July 23, 2017

Foss Presents Paper at British Women Writers Conference

On June 23, Professor of English Chris Foss presented a paper titled “Ann Yearsley, Earl Goodwin, and the Politics of Romantic Discontent” at the 25th meeting of the British Women Writers Conference, held this year at the University of North Carolina-Chapel Hill.

There is a dearth of substantial critical studies of Earl Goodwin in general, and while the few out there have helpfully illuminated the play’s representation of the historical plight of women and the poor during Anglo-Saxon times, as well as its application to their predicaments in England and France during the end of the 18th century, this important tack has left unexplored the ways in which Yearsley also is clarifying and extending her anger and frustration about the class- and gender-based discrimination she experienced firsthand in the fallout with her mentor Hannah More over the profits from her first book.
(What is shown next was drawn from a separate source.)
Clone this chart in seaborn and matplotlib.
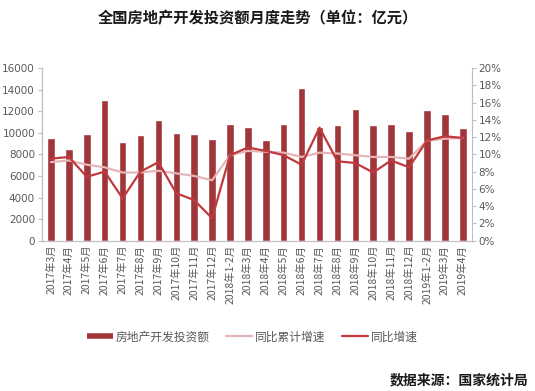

Foss’ paper fills this gap, explicating the many ways in which Earl Goodwin represents, on one level, her ongoing response to the defamation she suffered in the wake of More’s public campaign to ruin her reputation. The paper also encourages a re-visioning of the overtly personal rejoinders to More as already reflective of her discontent with economic, political and social injustice. That is, documenting the inextricability of the play’s explicit social and political critiques with Yearsley’s ongoing response to the More fiasco in fact reinforces the extent to which her more familiar initial reactions are as fundamentally politically as they are personally motivated.